Write out all the lines again, precisely as they stand, but without the images.

Material provided:
►
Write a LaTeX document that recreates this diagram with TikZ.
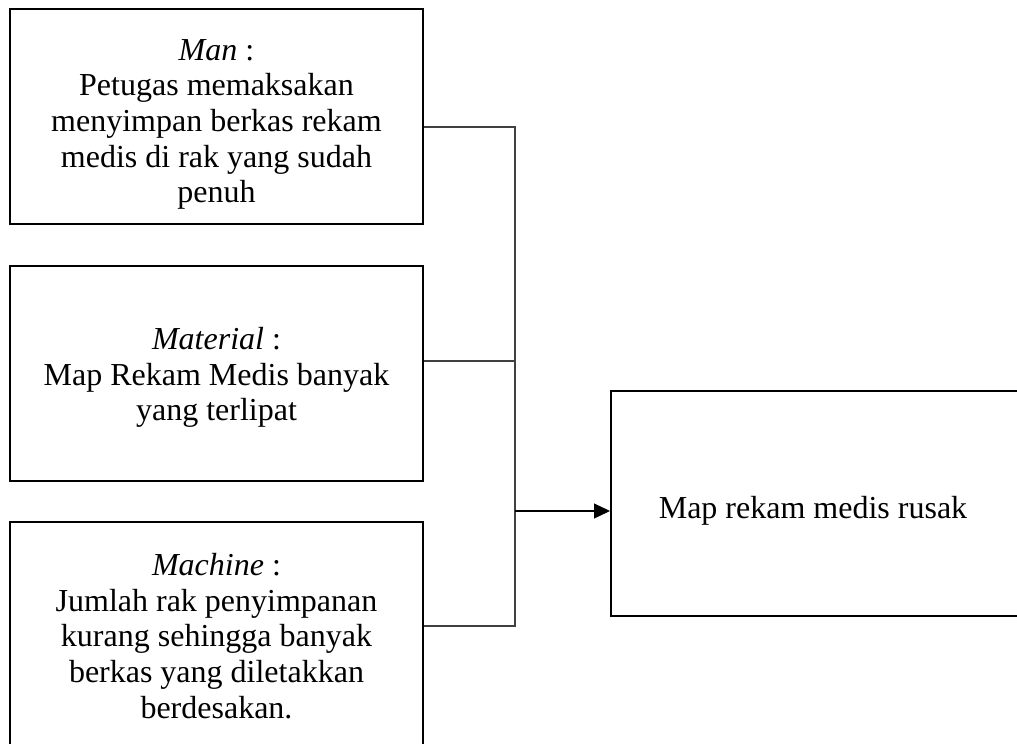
\documentclass[tikz,border=0pt]{standalone}
\usepackage{fontspec}
\setmainfont{Liberation Serif}
\usetikzlibrary{arrows.meta}
\begin{document}
\begin{tikzpicture}[x=1pt,y=-1pt,
  box/.style={draw=black,line width=2pt,inner sep=0pt,minimum width=413pt},
  txt/.style={inner sep=0pt,align=center,font=\fontsize{32}{35.7}\selectfont},
  conn/.style={draw=black!75,line width=1.2pt},
  arr/.style={draw=black,line width=1.2pt,-{Triangle[length=16pt,width=15pt]}}]
\clip (0,0) rectangle (1017,744);
\node[box,minimum height=215pt] (man) at (216.5,116.5) {};
\node[box,minimum height=215pt] (mat) at (216.5,373.5) {};
\node[box,minimum height=228pt] (mac) at (216.5,636) {};
\node[box,minimum width=408pt,minimum height=225pt] (eff) at (815,503.5) {};
\node[txt] (mantxt) at ([yshift=-8pt]man.center)
  {\textit{Man} :\\Petugas memaksakan\\menyimpan berkas rekam\\medis di rak yang sudah\\penuh};
\node[txt] (mattxt) at ([yshift=-4pt]mat.center)
  {\textit{Material} :\\Map Rekam Medis banyak\\yang terlipat};
\node[txt] (mactxt) at (mac.center)
  {\textit{Machine} :\\Jumlah rak penyimpanan\\kurang sehingga banyak\\berkas yang diletakkan\\berdesakan.};
\node[txt] (efftxt) at ([xshift=-2pt,yshift=-7pt]eff.center) {Map rekam medis rusak};
\coordinate (t1) at (515,127);
\coordinate (t2) at (515,361);
\coordinate (t3) at (515,626);
\coordinate (ta) at (515,511);
\draw[conn] (man.east |- t1) -- (t1) -- (t3) -- (mac.east |- t3);
\draw[conn] (mat.east |- t2) -- (t2);
\draw[arr] (ta) -- (eff.west |- ta);
\end{tikzpicture}
\end{document}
◄
Written response:
Write a LaTeX document that recreates this diagram with TikZ.
\documentclass[tikz,border=0pt]{standalone}
\usepackage{fontspec}
\setmainfont{Liberation Serif}
\usetikzlibrary{arrows.meta}
\begin{document}
\begin{tikzpicture}[x=1pt,y=-1pt,
  box/.style={draw=black,line width=2pt,inner sep=0pt,minimum width=413pt},
  txt/.style={inner sep=0pt,align=center,font=\fontsize{32}{35.7}\selectfont},
  conn/.style={draw=black!75,line width=1.2pt},
  arr/.style={draw=black,line width=1.2pt,-{Triangle[length=16pt,width=15pt]}}]
\clip (0,0) rectangle (1017,744);
\node[box,minimum height=215pt] (man) at (216.5,116.5) {};
\node[box,minimum height=215pt] (mat) at (216.5,373.5) {};
\node[box,minimum height=228pt] (mac) at (216.5,636) {};
\node[box,minimum width=408pt,minimum height=225pt] (eff) at (815,503.5) {};
\node[txt] (mantxt) at ([yshift=-8pt]man.center)
  {\textit{Man} :\\Petugas memaksakan\\menyimpan berkas rekam\\medis di rak yang sudah\\penuh};
\node[txt] (mattxt) at ([yshift=-4pt]mat.center)
  {\textit{Material} :\\Map Rekam Medis banyak\\yang terlipat};
\node[txt] (mactxt) at (mac.center)
  {\textit{Machine} :\\Jumlah rak penyimpanan\\kurang sehingga banyak\\berkas yang diletakkan\\berdesakan.};
\node[txt] (efftxt) at ([xshift=-2pt,yshift=-7pt]eff.center) {Map rekam medis rusak};
\coordinate (t1) at (515,127);
\coordinate (t2) at (515,361);
\coordinate (t3) at (515,626);
\coordinate (ta) at (515,511);
\draw[conn] (man.east |- t1) -- (t1) -- (t3) -- (mac.east |- t3);
\draw[conn] (mat.east |- t2) -- (t2);
\draw[arr] (ta) -- (eff.west |- ta);
\end{tikzpicture}
\end{document}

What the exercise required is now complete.